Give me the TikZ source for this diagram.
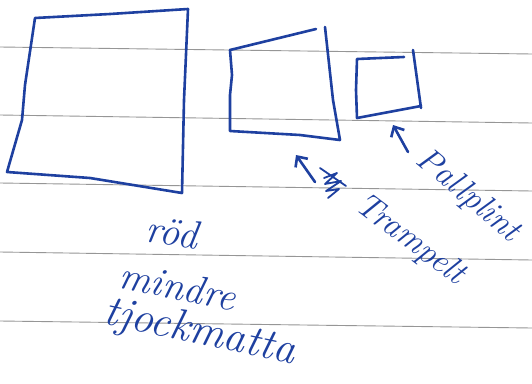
\documentclass[tikz,border=0pt]{standalone}
\usepackage{fontspec}
\usetikzlibrary{arrows.meta}
\definecolor{ink}{RGB}{30,64,160}
\definecolor{rulegray}{RGB}{150,150,150}
\begin{document}
\begin{tikzpicture}[
		x=1pt, y=-1pt,
		pen/.style={draw=ink, line width=2.6pt, line join=round, line cap=round},
		ruling/.style={draw=rulegray, line width=0.9pt},
		hand/.style={text=ink, font=\fontsize{34}{40}\selectfont\itshape, inner sep=0pt},
		bighand/.style={hand, font=\fontsize{40}{46}\selectfont\itshape},
		pointer/.style={pen, -{Straight Barb[length=8pt, width=15pt, line width=2.6pt]}},
		]
		\useasboundingbox[fill=white] (0,0) rectangle (532,383);
		% paper lines
		\foreach \l/\r in {47/54, 115/123, 183/191, 252/260, 321/328}
		\draw[ruling] (0,\l) -- (532,\r);
		% mats and boxes
		\draw[pen] (35,18) -- (110,14) -- (188,9) -- (184,100) -- (182,193) -- (90,178) -- (7,172) -- (22,120) -- (25,85) -- cycle;
		\draw[pen] (230,50) -- (316,29);
		\draw[pen] (325,27) -- (333,100) -- (340,140) -- (300,135) -- (230,131) -- (230,95) -- (232,75) -- (230,50);
		\draw[pen] (404,57) -- (357,59) -- (356,90) -- (357,118) -- (421,106);
		\draw[pen] (413,50) -- (421,108);
		% labels
		\node[bighand, rotate=-8] (rod) at (172,232) {röd};
		\node[bighand, rotate=-12] (mindre) at (178,286) {mindre};
		\node[bighand, rotate=-12, scale=1.1] (tjock) at (200,333) {tjockmatta};
		\node[hand, rotate=-40] (pallplint) at (468,196) {Pallplint};
		\node[hand, rotate=-37] (trampelt) at (410,240) {Trampelt};
		% arrows
		\coordinate (pall tail) at (408,152);
		\coordinate (pall tip) at (393,125);
		\coordinate (tramp tail) at (315,182);
		\coordinate (tramp tip) at (296,155);
		\draw[pointer] (pall tail) -- (pall tip);
		\draw[pointer] (tramp tail) -- (tramp tip);
		% crossed out bit
		\draw[pen, line width=1.8pt] (320,168) -- (346,186);
		\draw[pen, line width=1.8pt] (324,178) -- (337,173) -- (325,184) -- (341,181) -- (326,191) -- (339,189) -- (328,198);
	\end{tikzpicture}
\end{document}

------------------------------------------------------------

TASK DESCRIPTION —
Each line of the material must be retyped exactly, except that images are omitted.

OUTPUT FOR THIS TASK —
Give me the TikZ source for this diagram.
\documentclass[tikz,border=0pt]{standalone}
\usepackage{fontspec}
\usetikzlibrary{arrows.meta}
\definecolor{ink}{RGB}{30,64,160}
\definecolor{rulegray}{RGB}{150,150,150}
\begin{document}
\begin{tikzpicture}[
		x=1pt, y=-1pt,
		pen/.style={draw=ink, line width=2.6pt, line join=round, line cap=round},
		ruling/.style={draw=rulegray, line width=0.9pt},
		hand/.style={text=ink, font=\fontsize{34}{40}\selectfont\itshape, inner sep=0pt},
		bighand/.style={hand, font=\fontsize{40}{46}\selectfont\itshape},
		pointer/.style={pen, -{Straight Barb[length=8pt, width=15pt, line width=2.6pt]}},
		]
		\useasboundingbox[fill=white] (0,0) rectangle (532,383);
		% paper lines
		\foreach \l/\r in {47/54, 115/123, 183/191, 252/260, 321/328}
		\draw[ruling] (0,\l) -- (532,\r);
		% mats and boxes
		\draw[pen] (35,18) -- (110,14) -- (188,9) -- (184,100) -- (182,193) -- (90,178) -- (7,172) -- (22,120) -- (25,85) -- cycle;
		\draw[pen] (230,50) -- (316,29);
		\draw[pen] (325,27) -- (333,100) -- (340,140) -- (300,135) -- (230,131) -- (230,95) -- (232,75) -- (230,50);
		\draw[pen] (404,57) -- (357,59) -- (356,90) -- (357,118) -- (421,106);
		\draw[pen] (413,50) -- (421,108);
		% labels
		\node[bighand, rotate=-8] (rod) at (172,232) {röd};
		\node[bighand, rotate=-12] (mindre) at (178,286) {mindre};
		\node[bighand, rotate=-12, scale=1.1] (tjock) at (200,333) {tjockmatta};
		\node[hand, rotate=-40] (pallplint) at (468,196) {Pallplint};
		\node[hand, rotate=-37] (trampelt) at (410,240) {Trampelt};
		% arrows
		\coordinate (pall tail) at (408,152);
		\coordinate (pall tip) at (393,125);
		\coordinate (tramp tail) at (315,182);
		\coordinate (tramp tip) at (296,155);
		\draw[pointer] (pall tail) -- (pall tip);
		\draw[pointer] (tramp tail) -- (tramp tip);
		% crossed out bit
		\draw[pen, line width=1.8pt] (320,168) -- (346,186);
		\draw[pen, line width=1.8pt] (324,178) -- (337,173) -- (325,184) -- (341,181) -- (326,191) -- (339,189) -- (328,198);
	\end{tikzpicture}
\end{document}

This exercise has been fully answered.